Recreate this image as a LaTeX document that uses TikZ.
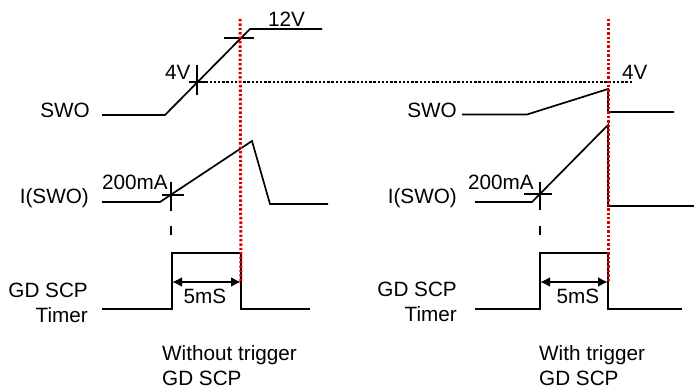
\documentclass[tikz,border=0pt]{standalone}
\usepackage{fontspec}
\setmainfont{Liberation Sans}
\usetikzlibrary{
    arrows.meta,         % For arrow tips
    positioning          % For label positioning
}

\begin{document}
\begin{tikzpicture}[
    x=1pt, y=-1pt, % one unit = one pixel, y pointing down
    >=Latex, % Set default arrow tip style
    wave/.style={line width=1.7pt},          % Style for waveforms
    tickmark/.style={line width=2.7pt},      % Style for crosses at levels
    marker/.style={red!85!black, line width=3pt, dash pattern=on 2.4pt off 2pt},
    level/.style={line width=2.6pt, dash pattern=on 2.4pt off 1.8pt},
    dim/.style={<->, line width=2pt, >={Latex[length=10pt,width=10pt]}},
    txt/.style={font=\fontsize{20.7}{25}\selectfont, inner sep=0pt}
    ]

    \useasboundingbox (0,0) rectangle (694,390);

    % ---------------- Left: without trigger ----------------
    % Signal names
    \node[txt, anchor=base east] (swoL) at (90,118) {SWO};
    \node[txt, anchor=base east] (iswoL) at (89,204) {I(SWO)};
    \node[txt, anchor=base east] (gdL) at (88,298) {GD SCP};
    \node[txt, anchor=base east] (timerL) at (88,323) {Timer};

    % SWO voltage ramp up to 12V
    \draw[wave] (102,115) -- (165,115) -- (250,29) -- (322,29);
    \draw[tickmark] (224,38) -- (254,38);
    \node[txt, anchor=base west] (vtopL) at (268,27) {12V};

    % 4V crossing and level line
    \coordinate (fourL) at (197,82);
    \draw[tickmark] (197,65) -- (197,95);
    \draw[tickmark] (189,82) -- (206,82);
    \node[txt, anchor=base west] (vfourL) at (165,80) {4V};

    % I(SWO) current
    \draw[wave] (102,202) -- (160,202) -- (252,141) -- (270,204) -- (328,204);
    \draw[tickmark] (171,182) -- (171,211);
    \draw[tickmark] (162,195) -- (184,195);
    \draw[tickmark] (171,226) -- (171,235);
    \node[txt, anchor=base west] (curL) at (102,190) {200mA};

    % GD SCP timer pulse
    \draw[wave] (102,309) -- (172,309) -- (172,253) -- (241,253) -- (241,309) -- (310,309);
    \coordinate (startL) at (172,282);
    \coordinate (endL) at (241,282);
    \draw[dim] (startL) -- (endL);
    \node[txt, anchor=base] (msL) at (205,304) {5mS};

    % Caption
    \node[txt, anchor=base west] (capL) at (162,360) {Without trigger};
    \node[txt, anchor=base west] (capLb) at (162,385) {GD SCP};

    % ---------------- Right: with trigger ----------------
    % Signal names
    \node[txt, anchor=base east] (swoR) at (457,118) {SWO};
    \node[txt, anchor=base east] (iswoR) at (457,204) {I(SWO)};
    \node[txt, anchor=base east] (gdR) at (457,297) {GD SCP};
    \node[txt, anchor=base east] (timerR) at (457,322) {Timer};

    % SWO voltage, cut off at 4V
    \draw[wave] (462,114.5) -- (527,114.5) -- (608,89) -- (608,112) -- (674,112);
    \coordinate (fourR) at (633,82);
    \node[txt, anchor=base west] (vfourR) at (622,80) {4V};

    % I(SWO) current
    \draw[wave] (475,202) -- (532,202) -- (608,125) -- (608,206) -- (694,206);
    \draw[tickmark] (540,182) -- (540,210);
    \draw[tickmark] (524,194) -- (552,194);
    \draw[tickmark] (540,226) -- (540,235);
    \node[txt, anchor=base west] (curR) at (468,190) {200mA};

    % GD SCP timer pulse
    \draw[wave] (475,309) -- (540,309) -- (540,253) -- (608,253) -- (608,309) -- (682,309);
    \coordinate (startR) at (540,282);
    \coordinate (endR) at (608,282);
    \draw[dim] (startR) -- (endR);
    \node[txt, anchor=base] (msR) at (578,304) {5mS};

    % Caption
    \node[txt, anchor=base west] (capR) at (539,360) {With trigger};
    \node[txt, anchor=base west] (capRb) at (539,385) {GD SCP};

    % ---------------- Common markers ----------------
    \draw[level] (fourL) -- (fourR); % 4V level
    \draw[marker] (240,19) -- (endL);
    \draw[marker] (608,19) -- (endR);

\end{tikzpicture}
\end{document}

-*-*-

TASK:
Return each line exactly as written. Any picture gets left out.

SOLUTION TO THIS EXERCISE:
Recreate this image as a LaTeX document that uses TikZ.
\documentclass[tikz,border=0pt]{standalone}
\usepackage{fontspec}
\setmainfont{Liberation Sans}
\usetikzlibrary{
    arrows.meta,         % For arrow tips
    positioning          % For label positioning
}

\begin{document}
\begin{tikzpicture}[
    x=1pt, y=-1pt, % one unit = one pixel, y pointing down
    >=Latex, % Set default arrow tip style
    wave/.style={line width=1.7pt},          % Style for waveforms
    tickmark/.style={line width=2.7pt},      % Style for crosses at levels
    marker/.style={red!85!black, line width=3pt, dash pattern=on 2.4pt off 2pt},
    level/.style={line width=2.6pt, dash pattern=on 2.4pt off 1.8pt},
    dim/.style={<->, line width=2pt, >={Latex[length=10pt,width=10pt]}},
    txt/.style={font=\fontsize{20.7}{25}\selectfont, inner sep=0pt}
    ]

    \useasboundingbox (0,0) rectangle (694,390);

    % ---------------- Left: without trigger ----------------
    % Signal names
    \node[txt, anchor=base east] (swoL) at (90,118) {SWO};
    \node[txt, anchor=base east] (iswoL) at (89,204) {I(SWO)};
    \node[txt, anchor=base east] (gdL) at (88,298) {GD SCP};
    \node[txt, anchor=base east] (timerL) at (88,323) {Timer};

    % SWO voltage ramp up to 12V
    \draw[wave] (102,115) -- (165,115) -- (250,29) -- (322,29);
    \draw[tickmark] (224,38) -- (254,38);
    \node[txt, anchor=base west] (vtopL) at (268,27) {12V};

    % 4V crossing and level line
    \coordinate (fourL) at (197,82);
    \draw[tickmark] (197,65) -- (197,95);
    \draw[tickmark] (189,82) -- (206,82);
    \node[txt, anchor=base west] (vfourL) at (165,80) {4V};

    % I(SWO) current
    \draw[wave] (102,202) -- (160,202) -- (252,141) -- (270,204) -- (328,204);
    \draw[tickmark] (171,182) -- (171,211);
    \draw[tickmark] (162,195) -- (184,195);
    \draw[tickmark] (171,226) -- (171,235);
    \node[txt, anchor=base west] (curL) at (102,190) {200mA};

    % GD SCP timer pulse
    \draw[wave] (102,309) -- (172,309) -- (172,253) -- (241,253) -- (241,309) -- (310,309);
    \coordinate (startL) at (172,282);
    \coordinate (endL) at (241,282);
    \draw[dim] (startL) -- (endL);
    \node[txt, anchor=base] (msL) at (205,304) {5mS};

    % Caption
    \node[txt, anchor=base west] (capL) at (162,360) {Without trigger};
    \node[txt, anchor=base west] (capLb) at (162,385) {GD SCP};

    % ---------------- Right: with trigger ----------------
    % Signal names
    \node[txt, anchor=base east] (swoR) at (457,118) {SWO};
    \node[txt, anchor=base east] (iswoR) at (457,204) {I(SWO)};
    \node[txt, anchor=base east] (gdR) at (457,297) {GD SCP};
    \node[txt, anchor=base east] (timerR) at (457,322) {Timer};

    % SWO voltage, cut off at 4V
    \draw[wave] (462,114.5) -- (527,114.5) -- (608,89) -- (608,112) -- (674,112);
    \coordinate (fourR) at (633,82);
    \node[txt, anchor=base west] (vfourR) at (622,80) {4V};

    % I(SWO) current
    \draw[wave] (475,202) -- (532,202) -- (608,125) -- (608,206) -- (694,206);
    \draw[tickmark] (540,182) -- (540,210);
    \draw[tickmark] (524,194) -- (552,194);
    \draw[tickmark] (540,226) -- (540,235);
    \node[txt, anchor=base west] (curR) at (468,190) {200mA};

    % GD SCP timer pulse
    \draw[wave] (475,309) -- (540,309) -- (540,253) -- (608,253) -- (608,309) -- (682,309);
    \coordinate (startR) at (540,282);
    \coordinate (endR) at (608,282);
    \draw[dim] (startR) -- (endR);
    \node[txt, anchor=base] (msR) at (578,304) {5mS};

    % Caption
    \node[txt, anchor=base west] (capR) at (539,360) {With trigger};
    \node[txt, anchor=base west] (capRb) at (539,385) {GD SCP};

    % ---------------- Common markers ----------------
    \draw[level] (fourL) -- (fourR); % 4V level
    \draw[marker] (240,19) -- (endL);
    \draw[marker] (608,19) -- (endR);

\end{tikzpicture}
\end{document}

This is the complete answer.